*GIVEN TASK*. Word for word, restate every line of the material.

◆ ◆ ◆ ◆ ◆

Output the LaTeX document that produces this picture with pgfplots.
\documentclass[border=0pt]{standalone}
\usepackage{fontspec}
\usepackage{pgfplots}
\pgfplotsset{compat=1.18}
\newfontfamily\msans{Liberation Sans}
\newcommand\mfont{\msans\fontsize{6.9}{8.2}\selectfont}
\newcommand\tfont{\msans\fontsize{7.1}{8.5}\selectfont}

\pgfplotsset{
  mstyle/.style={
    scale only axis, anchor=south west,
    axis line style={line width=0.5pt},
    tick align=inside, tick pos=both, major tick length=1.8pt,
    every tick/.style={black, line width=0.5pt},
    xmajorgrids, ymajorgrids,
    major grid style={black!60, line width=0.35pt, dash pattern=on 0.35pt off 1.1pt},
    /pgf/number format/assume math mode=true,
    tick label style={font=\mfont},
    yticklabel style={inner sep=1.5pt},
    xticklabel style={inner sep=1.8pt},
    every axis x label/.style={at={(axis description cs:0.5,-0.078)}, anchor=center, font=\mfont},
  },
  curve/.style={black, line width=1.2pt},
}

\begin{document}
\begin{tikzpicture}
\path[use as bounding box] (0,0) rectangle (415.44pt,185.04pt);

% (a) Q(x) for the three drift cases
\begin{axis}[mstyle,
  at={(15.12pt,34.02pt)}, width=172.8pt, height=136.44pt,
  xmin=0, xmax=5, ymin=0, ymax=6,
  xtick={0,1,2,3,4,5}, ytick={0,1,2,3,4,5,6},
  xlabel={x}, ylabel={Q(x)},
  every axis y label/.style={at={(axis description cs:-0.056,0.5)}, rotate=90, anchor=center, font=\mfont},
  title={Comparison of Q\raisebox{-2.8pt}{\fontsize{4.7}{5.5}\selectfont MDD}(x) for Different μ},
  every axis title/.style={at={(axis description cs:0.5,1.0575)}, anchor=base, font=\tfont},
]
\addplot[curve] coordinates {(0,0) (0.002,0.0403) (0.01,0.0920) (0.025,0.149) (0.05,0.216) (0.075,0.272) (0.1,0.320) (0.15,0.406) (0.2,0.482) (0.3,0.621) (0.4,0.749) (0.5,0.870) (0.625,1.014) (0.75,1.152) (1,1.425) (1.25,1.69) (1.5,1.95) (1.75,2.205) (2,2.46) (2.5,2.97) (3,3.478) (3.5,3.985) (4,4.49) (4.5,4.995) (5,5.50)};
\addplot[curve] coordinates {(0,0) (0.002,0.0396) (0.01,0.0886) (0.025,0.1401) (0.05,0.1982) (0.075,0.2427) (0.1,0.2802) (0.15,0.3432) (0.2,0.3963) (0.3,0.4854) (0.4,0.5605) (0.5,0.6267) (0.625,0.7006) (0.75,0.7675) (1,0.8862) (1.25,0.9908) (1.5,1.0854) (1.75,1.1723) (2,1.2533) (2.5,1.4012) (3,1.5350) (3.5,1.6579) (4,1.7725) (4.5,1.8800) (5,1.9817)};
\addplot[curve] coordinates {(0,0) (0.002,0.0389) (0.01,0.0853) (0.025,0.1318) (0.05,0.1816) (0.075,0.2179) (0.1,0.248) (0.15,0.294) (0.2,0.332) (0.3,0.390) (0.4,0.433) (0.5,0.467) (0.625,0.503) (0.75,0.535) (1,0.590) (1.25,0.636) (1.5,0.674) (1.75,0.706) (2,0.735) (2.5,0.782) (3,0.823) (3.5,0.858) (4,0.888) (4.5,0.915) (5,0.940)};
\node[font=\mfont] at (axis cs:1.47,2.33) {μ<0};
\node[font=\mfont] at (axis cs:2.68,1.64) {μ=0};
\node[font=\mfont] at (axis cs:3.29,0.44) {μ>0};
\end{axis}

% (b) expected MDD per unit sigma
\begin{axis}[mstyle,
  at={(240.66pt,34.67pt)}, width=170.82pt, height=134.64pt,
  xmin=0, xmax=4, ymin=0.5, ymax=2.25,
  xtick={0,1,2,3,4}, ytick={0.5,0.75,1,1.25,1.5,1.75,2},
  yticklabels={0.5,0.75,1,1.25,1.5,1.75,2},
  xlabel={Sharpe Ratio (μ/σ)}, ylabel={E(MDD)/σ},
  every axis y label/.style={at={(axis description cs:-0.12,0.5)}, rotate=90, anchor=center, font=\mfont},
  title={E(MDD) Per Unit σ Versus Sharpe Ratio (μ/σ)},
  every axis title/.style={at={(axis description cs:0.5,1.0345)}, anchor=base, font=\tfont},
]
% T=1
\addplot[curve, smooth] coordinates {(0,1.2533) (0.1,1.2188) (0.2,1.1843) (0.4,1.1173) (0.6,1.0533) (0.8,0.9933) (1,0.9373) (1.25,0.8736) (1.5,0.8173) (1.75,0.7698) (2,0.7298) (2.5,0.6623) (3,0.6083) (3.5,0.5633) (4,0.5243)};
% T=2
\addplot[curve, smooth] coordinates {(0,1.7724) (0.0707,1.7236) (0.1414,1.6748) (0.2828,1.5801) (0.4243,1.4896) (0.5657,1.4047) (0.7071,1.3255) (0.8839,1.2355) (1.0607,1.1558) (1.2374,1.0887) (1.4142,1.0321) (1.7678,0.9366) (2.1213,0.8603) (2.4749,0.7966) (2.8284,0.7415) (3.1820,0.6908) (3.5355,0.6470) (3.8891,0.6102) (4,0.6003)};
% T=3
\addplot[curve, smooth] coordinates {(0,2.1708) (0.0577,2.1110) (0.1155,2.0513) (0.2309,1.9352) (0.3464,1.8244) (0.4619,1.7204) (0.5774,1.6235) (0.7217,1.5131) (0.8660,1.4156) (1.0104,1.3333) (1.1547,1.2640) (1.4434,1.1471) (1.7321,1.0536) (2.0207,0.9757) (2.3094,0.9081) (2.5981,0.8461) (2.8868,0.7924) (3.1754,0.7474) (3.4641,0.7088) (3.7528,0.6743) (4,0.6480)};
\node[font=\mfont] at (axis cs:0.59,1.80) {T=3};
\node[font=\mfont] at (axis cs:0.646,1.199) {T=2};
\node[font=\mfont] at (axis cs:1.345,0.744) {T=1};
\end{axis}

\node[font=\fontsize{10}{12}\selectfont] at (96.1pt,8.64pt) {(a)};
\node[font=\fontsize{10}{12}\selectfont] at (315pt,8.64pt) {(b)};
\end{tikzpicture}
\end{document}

◆ ◆ ◆ ◆ ◆

*EXERCISE RESPONSE*.
Output the LaTeX document that produces this picture with pgfplots.
\documentclass[border=0pt]{standalone}
\usepackage{fontspec}
\usepackage{pgfplots}
\pgfplotsset{compat=1.18}
\newfontfamily\msans{Liberation Sans}
\newcommand\mfont{\msans\fontsize{6.9}{8.2}\selectfont}
\newcommand\tfont{\msans\fontsize{7.1}{8.5}\selectfont}

\pgfplotsset{
  mstyle/.style={
    scale only axis, anchor=south west,
    axis line style={line width=0.5pt},
    tick align=inside, tick pos=both, major tick length=1.8pt,
    every tick/.style={black, line width=0.5pt},
    xmajorgrids, ymajorgrids,
    major grid style={black!60, line width=0.35pt, dash pattern=on 0.35pt off 1.1pt},
    /pgf/number format/assume math mode=true,
    tick label style={font=\mfont},
    yticklabel style={inner sep=1.5pt},
    xticklabel style={inner sep=1.8pt},
    every axis x label/.style={at={(axis description cs:0.5,-0.078)}, anchor=center, font=\mfont},
  },
  curve/.style={black, line width=1.2pt},
}

\begin{document}
\begin{tikzpicture}
\path[use as bounding box] (0,0) rectangle (415.44pt,185.04pt);

% (a) Q(x) for the three drift cases
\begin{axis}[mstyle,
  at={(15.12pt,34.02pt)}, width=172.8pt, height=136.44pt,
  xmin=0, xmax=5, ymin=0, ymax=6,
  xtick={0,1,2,3,4,5}, ytick={0,1,2,3,4,5,6},
  xlabel={x}, ylabel={Q(x)},
  every axis y label/.style={at={(axis description cs:-0.056,0.5)}, rotate=90, anchor=center, font=\mfont},
  title={Comparison of Q\raisebox{-2.8pt}{\fontsize{4.7}{5.5}\selectfont MDD}(x) for Different μ},
  every axis title/.style={at={(axis description cs:0.5,1.0575)}, anchor=base, font=\tfont},
]
\addplot[curve] coordinates {(0,0) (0.002,0.0403) (0.01,0.0920) (0.025,0.149) (0.05,0.216) (0.075,0.272) (0.1,0.320) (0.15,0.406) (0.2,0.482) (0.3,0.621) (0.4,0.749) (0.5,0.870) (0.625,1.014) (0.75,1.152) (1,1.425) (1.25,1.69) (1.5,1.95) (1.75,2.205) (2,2.46) (2.5,2.97) (3,3.478) (3.5,3.985) (4,4.49) (4.5,4.995) (5,5.50)};
\addplot[curve] coordinates {(0,0) (0.002,0.0396) (0.01,0.0886) (0.025,0.1401) (0.05,0.1982) (0.075,0.2427) (0.1,0.2802) (0.15,0.3432) (0.2,0.3963) (0.3,0.4854) (0.4,0.5605) (0.5,0.6267) (0.625,0.7006) (0.75,0.7675) (1,0.8862) (1.25,0.9908) (1.5,1.0854) (1.75,1.1723) (2,1.2533) (2.5,1.4012) (3,1.5350) (3.5,1.6579) (4,1.7725) (4.5,1.8800) (5,1.9817)};
\addplot[curve] coordinates {(0,0) (0.002,0.0389) (0.01,0.0853) (0.025,0.1318) (0.05,0.1816) (0.075,0.2179) (0.1,0.248) (0.15,0.294) (0.2,0.332) (0.3,0.390) (0.4,0.433) (0.5,0.467) (0.625,0.503) (0.75,0.535) (1,0.590) (1.25,0.636) (1.5,0.674) (1.75,0.706) (2,0.735) (2.5,0.782) (3,0.823) (3.5,0.858) (4,0.888) (4.5,0.915) (5,0.940)};
\node[font=\mfont] at (axis cs:1.47,2.33) {μ<0};
\node[font=\mfont] at (axis cs:2.68,1.64) {μ=0};
\node[font=\mfont] at (axis cs:3.29,0.44) {μ>0};
\end{axis}

% (b) expected MDD per unit sigma
\begin{axis}[mstyle,
  at={(240.66pt,34.67pt)}, width=170.82pt, height=134.64pt,
  xmin=0, xmax=4, ymin=0.5, ymax=2.25,
  xtick={0,1,2,3,4}, ytick={0.5,0.75,1,1.25,1.5,1.75,2},
  yticklabels={0.5,0.75,1,1.25,1.5,1.75,2},
  xlabel={Sharpe Ratio (μ/σ)}, ylabel={E(MDD)/σ},
  every axis y label/.style={at={(axis description cs:-0.12,0.5)}, rotate=90, anchor=center, font=\mfont},
  title={E(MDD) Per Unit σ Versus Sharpe Ratio (μ/σ)},
  every axis title/.style={at={(axis description cs:0.5,1.0345)}, anchor=base, font=\tfont},
]
% T=1
\addplot[curve, smooth] coordinates {(0,1.2533) (0.1,1.2188) (0.2,1.1843) (0.4,1.1173) (0.6,1.0533) (0.8,0.9933) (1,0.9373) (1.25,0.8736) (1.5,0.8173) (1.75,0.7698) (2,0.7298) (2.5,0.6623) (3,0.6083) (3.5,0.5633) (4,0.5243)};
% T=2
\addplot[curve, smooth] coordinates {(0,1.7724) (0.0707,1.7236) (0.1414,1.6748) (0.2828,1.5801) (0.4243,1.4896) (0.5657,1.4047) (0.7071,1.3255) (0.8839,1.2355) (1.0607,1.1558) (1.2374,1.0887) (1.4142,1.0321) (1.7678,0.9366) (2.1213,0.8603) (2.4749,0.7966) (2.8284,0.7415) (3.1820,0.6908) (3.5355,0.6470) (3.8891,0.6102) (4,0.6003)};
% T=3
\addplot[curve, smooth] coordinates {(0,2.1708) (0.0577,2.1110) (0.1155,2.0513) (0.2309,1.9352) (0.3464,1.8244) (0.4619,1.7204) (0.5774,1.6235) (0.7217,1.5131) (0.8660,1.4156) (1.0104,1.3333) (1.1547,1.2640) (1.4434,1.1471) (1.7321,1.0536) (2.0207,0.9757) (2.3094,0.9081) (2.5981,0.8461) (2.8868,0.7924) (3.1754,0.7474) (3.4641,0.7088) (3.7528,0.6743) (4,0.6480)};
\node[font=\mfont] at (axis cs:0.59,1.80) {T=3};
\node[font=\mfont] at (axis cs:0.646,1.199) {T=2};
\node[font=\mfont] at (axis cs:1.345,0.744) {T=1};
\end{axis}

\node[font=\fontsize{10}{12}\selectfont] at (96.1pt,8.64pt) {(a)};
\node[font=\fontsize{10}{12}\selectfont] at (315pt,8.64pt) {(b)};
\end{tikzpicture}
\end{document}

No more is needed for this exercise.